The task – In the records below, count every line containing "this". Reply with the number only.

= = = = = = =

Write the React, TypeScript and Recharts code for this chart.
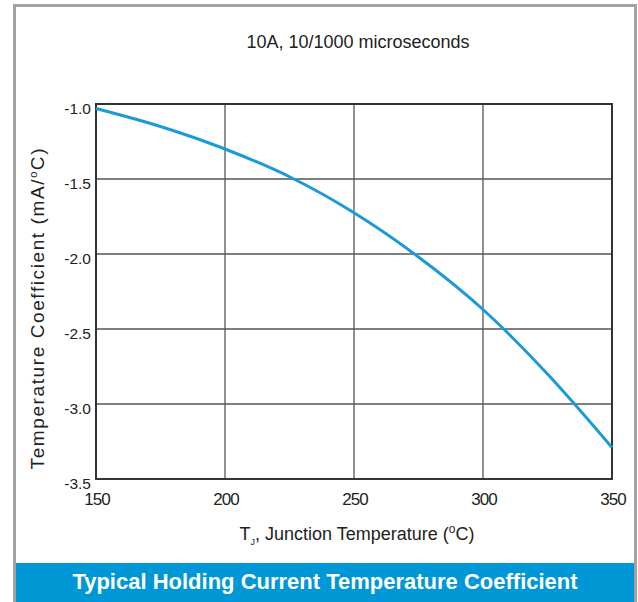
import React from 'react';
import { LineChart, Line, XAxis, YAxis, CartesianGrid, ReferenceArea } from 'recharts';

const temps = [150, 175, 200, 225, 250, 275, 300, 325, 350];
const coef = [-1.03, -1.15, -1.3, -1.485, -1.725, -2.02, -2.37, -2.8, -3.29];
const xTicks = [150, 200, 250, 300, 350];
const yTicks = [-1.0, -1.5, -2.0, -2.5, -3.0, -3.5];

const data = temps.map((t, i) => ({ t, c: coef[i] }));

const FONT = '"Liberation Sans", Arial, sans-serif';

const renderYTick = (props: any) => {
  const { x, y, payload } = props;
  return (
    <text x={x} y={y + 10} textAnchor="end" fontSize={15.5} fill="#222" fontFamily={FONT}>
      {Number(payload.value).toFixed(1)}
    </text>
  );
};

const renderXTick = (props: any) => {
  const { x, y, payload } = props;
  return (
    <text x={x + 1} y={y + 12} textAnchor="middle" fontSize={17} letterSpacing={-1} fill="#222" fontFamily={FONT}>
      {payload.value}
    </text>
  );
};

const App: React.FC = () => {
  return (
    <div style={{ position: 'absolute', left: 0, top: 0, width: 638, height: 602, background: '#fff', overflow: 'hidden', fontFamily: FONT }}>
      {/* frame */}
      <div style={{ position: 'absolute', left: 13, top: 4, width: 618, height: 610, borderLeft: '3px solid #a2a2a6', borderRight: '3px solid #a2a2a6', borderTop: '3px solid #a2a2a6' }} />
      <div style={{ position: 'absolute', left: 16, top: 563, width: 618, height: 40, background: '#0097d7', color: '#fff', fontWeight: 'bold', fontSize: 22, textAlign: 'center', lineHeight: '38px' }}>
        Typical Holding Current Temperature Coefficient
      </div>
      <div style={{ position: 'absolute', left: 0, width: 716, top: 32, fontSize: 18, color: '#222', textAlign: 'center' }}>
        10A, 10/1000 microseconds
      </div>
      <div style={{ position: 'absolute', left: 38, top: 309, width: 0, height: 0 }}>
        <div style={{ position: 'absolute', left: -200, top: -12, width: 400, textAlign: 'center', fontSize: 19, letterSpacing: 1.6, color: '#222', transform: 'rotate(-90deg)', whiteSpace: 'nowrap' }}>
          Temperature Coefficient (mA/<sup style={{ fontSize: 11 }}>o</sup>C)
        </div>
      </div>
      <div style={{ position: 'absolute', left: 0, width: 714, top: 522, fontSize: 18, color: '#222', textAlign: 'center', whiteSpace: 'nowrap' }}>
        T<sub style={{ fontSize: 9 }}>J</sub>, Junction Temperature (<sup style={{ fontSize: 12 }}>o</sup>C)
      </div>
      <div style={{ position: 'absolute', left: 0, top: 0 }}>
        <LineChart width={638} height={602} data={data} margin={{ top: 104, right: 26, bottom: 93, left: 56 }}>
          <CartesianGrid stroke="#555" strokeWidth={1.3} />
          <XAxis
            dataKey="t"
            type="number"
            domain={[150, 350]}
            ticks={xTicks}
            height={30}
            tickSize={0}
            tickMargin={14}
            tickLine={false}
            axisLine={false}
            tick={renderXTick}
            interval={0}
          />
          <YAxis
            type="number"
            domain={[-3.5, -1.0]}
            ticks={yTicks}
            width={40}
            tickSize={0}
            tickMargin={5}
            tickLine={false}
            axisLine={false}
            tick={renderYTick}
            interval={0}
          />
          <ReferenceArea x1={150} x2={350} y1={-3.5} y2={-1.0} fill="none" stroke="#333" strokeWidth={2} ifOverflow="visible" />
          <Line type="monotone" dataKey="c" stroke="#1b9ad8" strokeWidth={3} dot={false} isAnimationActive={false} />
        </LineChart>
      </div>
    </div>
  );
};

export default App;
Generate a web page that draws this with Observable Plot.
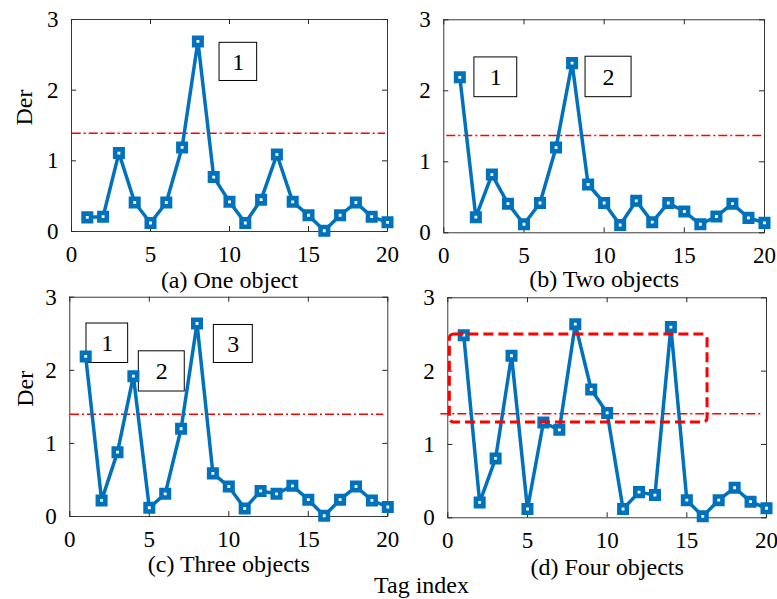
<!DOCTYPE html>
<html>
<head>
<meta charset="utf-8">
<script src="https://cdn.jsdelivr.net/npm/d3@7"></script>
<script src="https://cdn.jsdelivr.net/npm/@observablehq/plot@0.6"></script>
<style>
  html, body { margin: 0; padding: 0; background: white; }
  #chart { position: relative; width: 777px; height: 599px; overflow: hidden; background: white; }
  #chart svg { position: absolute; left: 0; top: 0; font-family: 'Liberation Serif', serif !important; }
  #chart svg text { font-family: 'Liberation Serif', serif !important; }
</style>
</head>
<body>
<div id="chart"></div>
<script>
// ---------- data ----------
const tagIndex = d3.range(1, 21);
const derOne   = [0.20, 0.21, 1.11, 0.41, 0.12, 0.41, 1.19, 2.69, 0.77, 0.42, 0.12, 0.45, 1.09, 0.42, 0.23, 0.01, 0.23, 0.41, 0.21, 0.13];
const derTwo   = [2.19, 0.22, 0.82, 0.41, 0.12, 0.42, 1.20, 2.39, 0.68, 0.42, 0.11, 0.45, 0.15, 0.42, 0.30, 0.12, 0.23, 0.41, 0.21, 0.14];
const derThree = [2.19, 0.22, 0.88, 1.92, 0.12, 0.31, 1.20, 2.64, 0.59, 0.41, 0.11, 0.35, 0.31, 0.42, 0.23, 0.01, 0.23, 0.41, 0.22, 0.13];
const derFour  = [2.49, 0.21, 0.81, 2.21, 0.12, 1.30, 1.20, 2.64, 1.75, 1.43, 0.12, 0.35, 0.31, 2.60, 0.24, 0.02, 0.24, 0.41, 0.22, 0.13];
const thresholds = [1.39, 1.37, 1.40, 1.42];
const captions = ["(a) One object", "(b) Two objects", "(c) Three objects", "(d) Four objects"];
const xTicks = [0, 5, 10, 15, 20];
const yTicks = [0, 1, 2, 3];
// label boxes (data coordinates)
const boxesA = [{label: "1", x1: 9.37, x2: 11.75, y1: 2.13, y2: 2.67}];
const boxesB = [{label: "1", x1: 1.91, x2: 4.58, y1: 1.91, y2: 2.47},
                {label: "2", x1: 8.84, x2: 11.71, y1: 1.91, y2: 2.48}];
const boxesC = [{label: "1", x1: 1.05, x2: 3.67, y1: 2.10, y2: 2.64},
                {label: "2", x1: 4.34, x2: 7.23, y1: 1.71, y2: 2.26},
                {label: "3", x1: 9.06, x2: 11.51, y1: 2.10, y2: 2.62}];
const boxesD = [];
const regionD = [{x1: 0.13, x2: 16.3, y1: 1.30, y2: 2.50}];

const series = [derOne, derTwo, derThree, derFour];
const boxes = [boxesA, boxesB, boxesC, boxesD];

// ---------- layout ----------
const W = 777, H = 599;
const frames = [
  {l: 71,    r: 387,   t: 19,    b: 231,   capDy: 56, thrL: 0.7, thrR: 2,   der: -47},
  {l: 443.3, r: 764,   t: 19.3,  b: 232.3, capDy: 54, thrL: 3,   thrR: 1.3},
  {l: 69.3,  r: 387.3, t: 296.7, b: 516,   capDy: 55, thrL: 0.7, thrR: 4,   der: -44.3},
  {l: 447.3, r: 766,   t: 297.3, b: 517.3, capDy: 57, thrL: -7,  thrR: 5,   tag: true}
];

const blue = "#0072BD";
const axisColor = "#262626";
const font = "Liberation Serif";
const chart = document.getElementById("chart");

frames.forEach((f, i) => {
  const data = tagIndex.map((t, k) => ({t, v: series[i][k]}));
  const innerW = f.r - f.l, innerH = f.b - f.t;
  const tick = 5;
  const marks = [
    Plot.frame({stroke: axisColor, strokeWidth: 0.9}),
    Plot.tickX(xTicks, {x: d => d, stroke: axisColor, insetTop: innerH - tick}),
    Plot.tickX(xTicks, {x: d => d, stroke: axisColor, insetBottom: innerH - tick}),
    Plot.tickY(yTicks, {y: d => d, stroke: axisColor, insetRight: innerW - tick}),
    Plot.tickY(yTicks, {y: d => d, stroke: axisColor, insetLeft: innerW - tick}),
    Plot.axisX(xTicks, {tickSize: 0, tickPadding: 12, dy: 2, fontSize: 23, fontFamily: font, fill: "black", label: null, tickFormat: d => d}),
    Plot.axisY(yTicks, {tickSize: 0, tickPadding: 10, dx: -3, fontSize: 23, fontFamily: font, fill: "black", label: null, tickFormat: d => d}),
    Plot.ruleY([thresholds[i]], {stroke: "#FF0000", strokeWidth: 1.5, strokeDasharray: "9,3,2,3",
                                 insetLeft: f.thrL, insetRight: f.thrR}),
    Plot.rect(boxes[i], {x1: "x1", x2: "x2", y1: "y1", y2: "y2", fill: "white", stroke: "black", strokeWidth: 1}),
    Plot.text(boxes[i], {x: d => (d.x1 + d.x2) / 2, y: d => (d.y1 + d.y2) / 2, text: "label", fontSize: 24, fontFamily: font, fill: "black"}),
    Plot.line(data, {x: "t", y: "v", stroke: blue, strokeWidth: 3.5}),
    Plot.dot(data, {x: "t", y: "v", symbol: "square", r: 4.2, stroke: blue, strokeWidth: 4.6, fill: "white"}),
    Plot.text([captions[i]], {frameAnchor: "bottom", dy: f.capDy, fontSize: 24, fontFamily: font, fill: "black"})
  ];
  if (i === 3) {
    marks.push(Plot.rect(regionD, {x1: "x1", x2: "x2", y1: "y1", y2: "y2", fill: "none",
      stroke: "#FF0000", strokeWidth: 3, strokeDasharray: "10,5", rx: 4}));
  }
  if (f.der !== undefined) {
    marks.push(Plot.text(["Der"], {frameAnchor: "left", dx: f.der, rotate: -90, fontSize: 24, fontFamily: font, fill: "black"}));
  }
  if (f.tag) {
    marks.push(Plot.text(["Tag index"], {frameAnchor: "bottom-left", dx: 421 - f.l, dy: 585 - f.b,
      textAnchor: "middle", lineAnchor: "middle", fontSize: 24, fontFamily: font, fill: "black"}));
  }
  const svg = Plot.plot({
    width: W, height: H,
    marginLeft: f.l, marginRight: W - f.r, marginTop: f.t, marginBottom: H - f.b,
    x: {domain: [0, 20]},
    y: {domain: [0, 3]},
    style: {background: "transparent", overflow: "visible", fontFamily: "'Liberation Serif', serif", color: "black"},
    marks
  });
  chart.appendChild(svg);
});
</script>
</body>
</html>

= = = = = = =

Task answer – 2